Gregg wrapped the wound with his shirt, pulling it off as he went, but it was strangely bloodless; he could see bone, but the dark flow congealed and hardened faster than could be. He filed it in the back of his mind, however, and covered the general as he rushed up the engine to the conductor's seat. Two monsters ran at Gregg, one loping on all fours like a hound, and Gregg shot them both. Even in his panic and fear, Grant's presence and fortitude comforted him, and he noted coldly, with more relevance than he had given even his arm, that they only fell when shot in head or heart.
Grant pulled himself up and was greeted by a conductor with no throat; but, still alive, he had eaten the official walrus, who stirred Grant's heartfelt sympathies for exactly one and a half seconds before he put a bullet in the conductor, bounded into the area, and called for Gregg.
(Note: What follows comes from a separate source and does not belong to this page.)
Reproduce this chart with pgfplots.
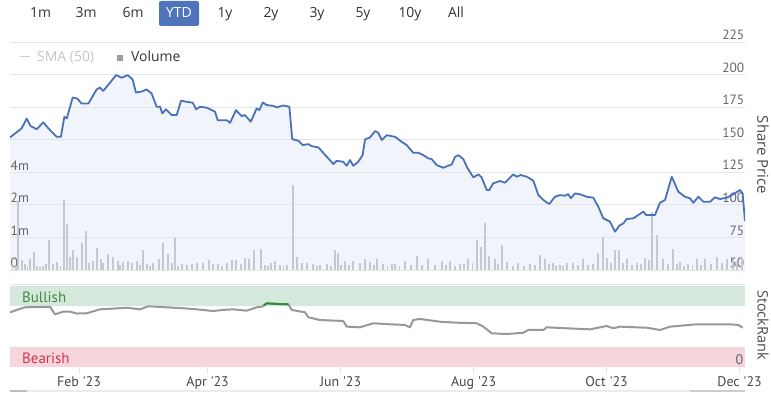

He tried not to notice the pieces of the walrus that had been swallowed, only to reemerge, freshly masticated, in the hideous conductor's face.
Gregg was in; Grant pulled hard on the switches and levers, thought of pulling the steam whistle, and then thought better of it, remembering how they had come in packs towards the sounds of gunfire. He leaned out as they began to escape, feeling a breathless fluttering in his chest and an exhilarated, angry rush in his temple. He cried, in a hoarse voice: "Ha! Basterds, get your meal or get off! Ha, follow then!" He felt wild, and blood thundered so hard through him he thought he must burst from the pressure. Gregg stared at him as if wary of what he might do. Grant gave him a smile that was more a show of teeth than humor, and swore as he dropped his cigar.